## EXERCISE OBJECTIVE
Extract exactly the run of lines starting at the line that holds "Emit a Python" and ending at the line that holds "hatch='xxxxxxx', linewidth=1.2, label='Delay')", both included.

## RECORD SET
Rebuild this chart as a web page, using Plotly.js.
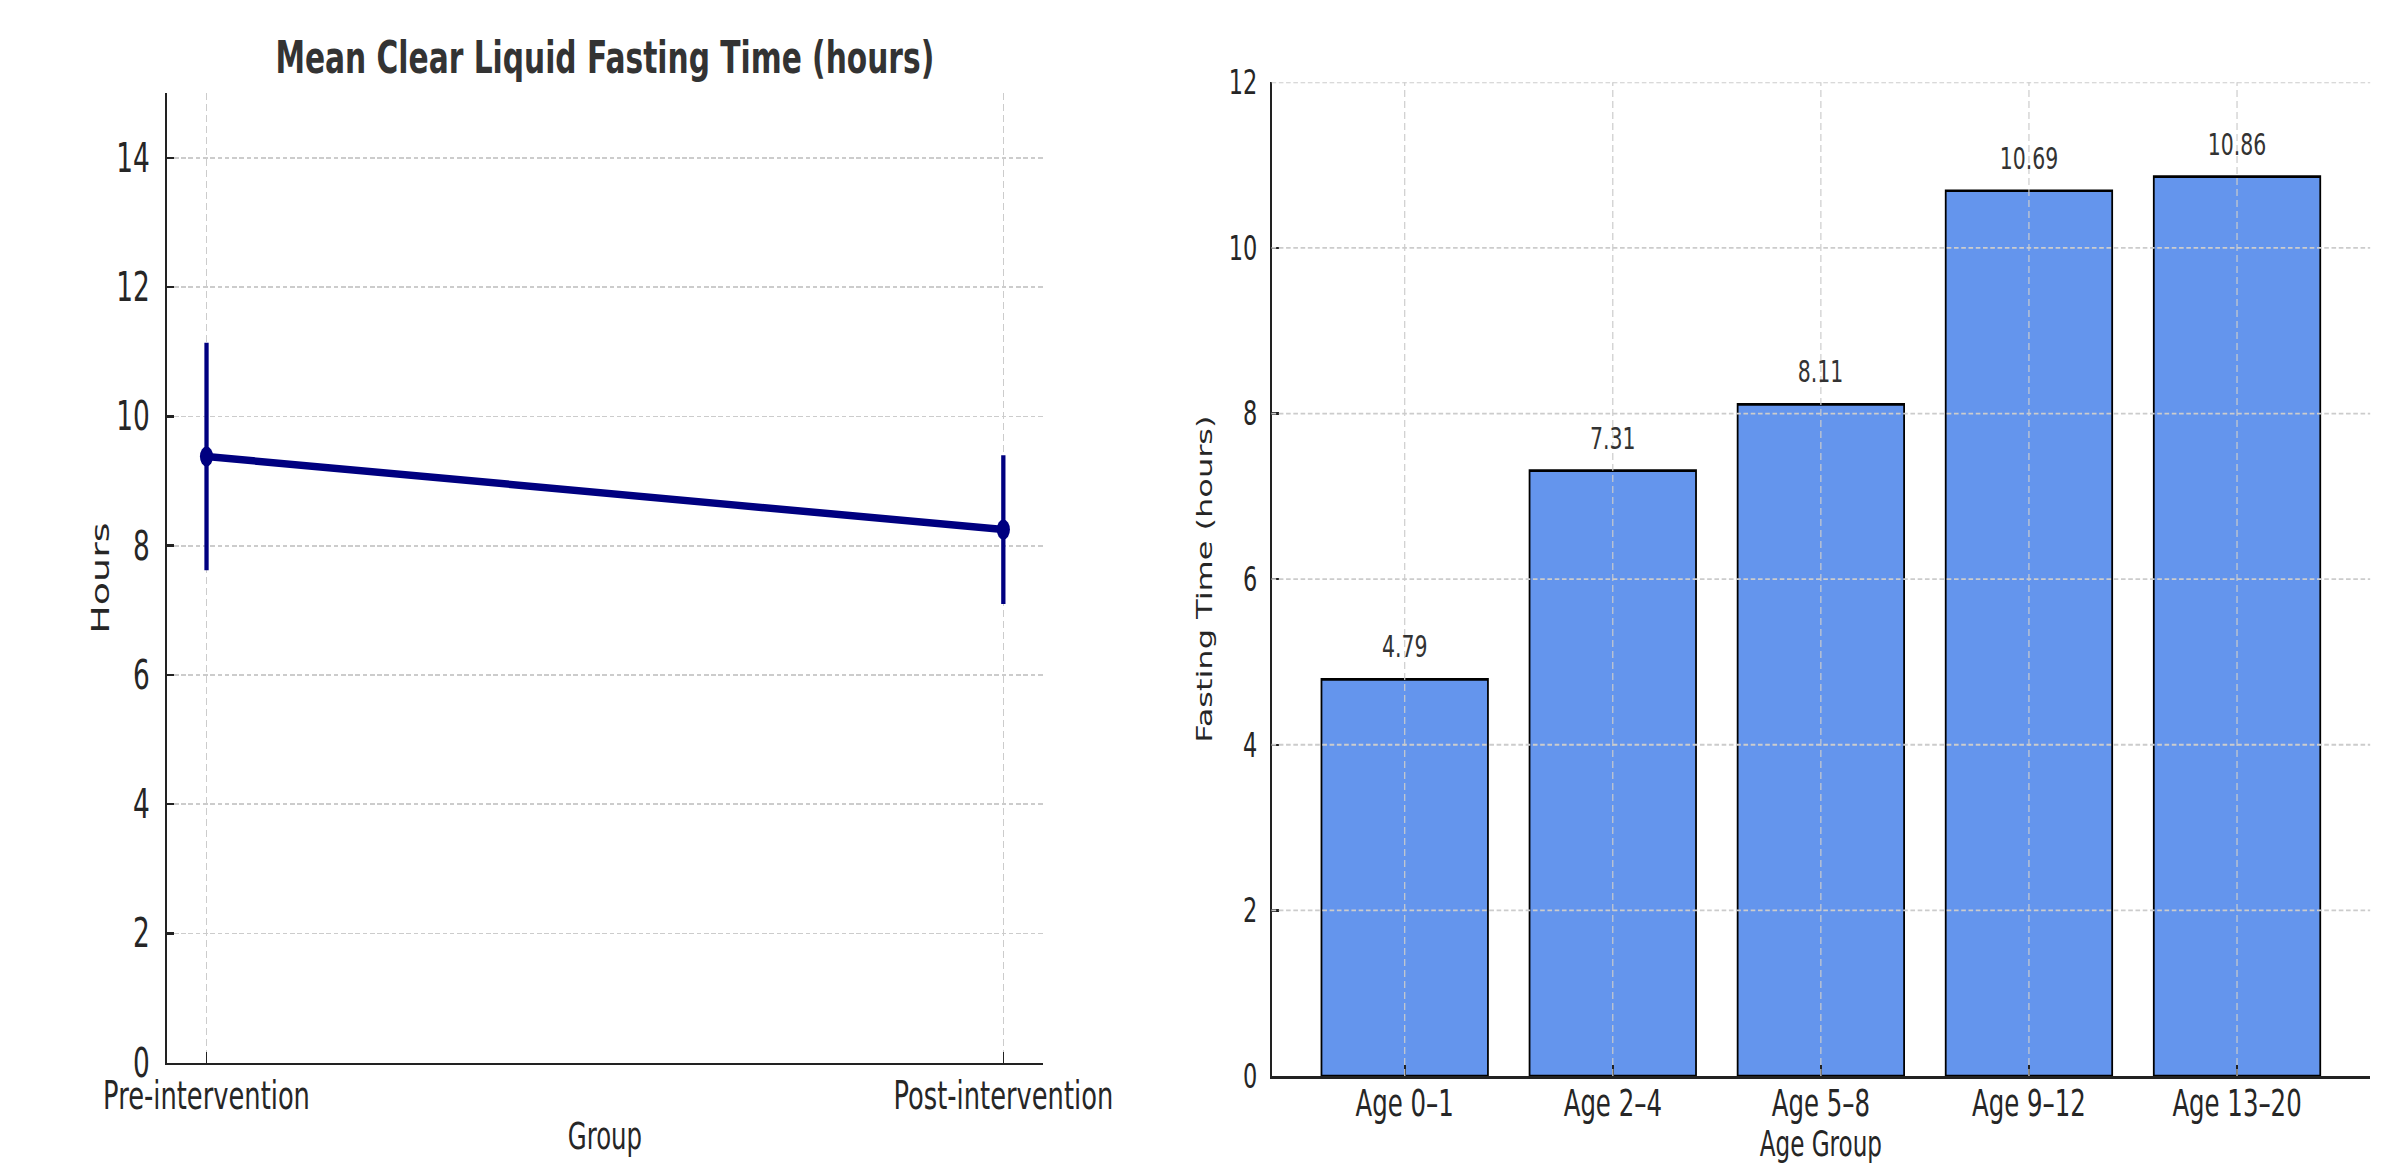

* * *

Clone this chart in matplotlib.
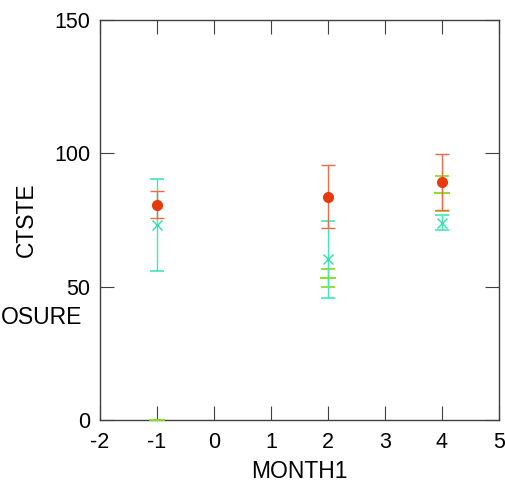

==

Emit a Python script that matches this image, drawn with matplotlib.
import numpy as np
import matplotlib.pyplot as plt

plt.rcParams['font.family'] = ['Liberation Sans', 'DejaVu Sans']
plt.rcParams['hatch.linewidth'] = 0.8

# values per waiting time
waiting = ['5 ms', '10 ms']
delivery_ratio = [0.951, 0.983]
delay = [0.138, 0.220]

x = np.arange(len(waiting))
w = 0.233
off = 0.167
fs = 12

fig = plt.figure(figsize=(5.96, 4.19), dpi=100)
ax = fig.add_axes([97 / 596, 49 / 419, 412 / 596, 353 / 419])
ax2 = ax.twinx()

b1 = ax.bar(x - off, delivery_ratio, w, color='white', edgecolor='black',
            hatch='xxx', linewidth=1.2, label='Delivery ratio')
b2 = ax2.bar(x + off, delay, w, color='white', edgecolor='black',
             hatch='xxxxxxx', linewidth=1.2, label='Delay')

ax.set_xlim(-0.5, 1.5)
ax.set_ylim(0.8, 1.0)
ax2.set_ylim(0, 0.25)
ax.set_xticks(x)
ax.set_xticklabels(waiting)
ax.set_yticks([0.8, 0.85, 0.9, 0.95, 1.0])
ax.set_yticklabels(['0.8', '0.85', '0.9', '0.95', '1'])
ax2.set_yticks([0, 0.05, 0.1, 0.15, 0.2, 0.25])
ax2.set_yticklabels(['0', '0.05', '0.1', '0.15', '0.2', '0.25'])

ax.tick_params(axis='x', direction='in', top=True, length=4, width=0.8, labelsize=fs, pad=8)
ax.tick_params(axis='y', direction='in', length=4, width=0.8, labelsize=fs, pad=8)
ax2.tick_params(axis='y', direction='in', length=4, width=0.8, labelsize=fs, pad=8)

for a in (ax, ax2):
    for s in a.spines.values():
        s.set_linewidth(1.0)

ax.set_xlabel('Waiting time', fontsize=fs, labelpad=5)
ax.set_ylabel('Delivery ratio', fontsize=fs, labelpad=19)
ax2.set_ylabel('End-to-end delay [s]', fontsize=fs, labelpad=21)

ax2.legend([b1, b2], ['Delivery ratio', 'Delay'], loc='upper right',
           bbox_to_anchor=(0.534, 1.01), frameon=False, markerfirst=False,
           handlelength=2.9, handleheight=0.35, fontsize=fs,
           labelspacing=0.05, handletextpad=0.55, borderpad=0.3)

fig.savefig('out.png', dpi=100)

## WRITTEN ANSWER
Emit a Python script that matches this image, drawn with matplotlib.
import numpy as np
import matplotlib.pyplot as plt

plt.rcParams['font.family'] = ['Liberation Sans', 'DejaVu Sans']
plt.rcParams['hatch.linewidth'] = 0.8

# values per waiting time
waiting = ['5 ms', '10 ms']
delivery_ratio = [0.951, 0.983]
delay = [0.138, 0.220]

x = np.arange(len(waiting))
w = 0.233
off = 0.167
fs = 12

fig = plt.figure(figsize=(5.96, 4.19), dpi=100)
ax = fig.add_axes([97 / 596, 49 / 419, 412 / 596, 353 / 419])
ax2 = ax.twinx()

b1 = ax.bar(x - off, delivery_ratio, w, color='white', edgecolor='black',
            hatch='xxx', linewidth=1.2, label='Delivery ratio')
b2 = ax2.bar(x + off, delay, w, color='white', edgecolor='black',
             hatch='xxxxxxx', linewidth=1.2, label='Delay')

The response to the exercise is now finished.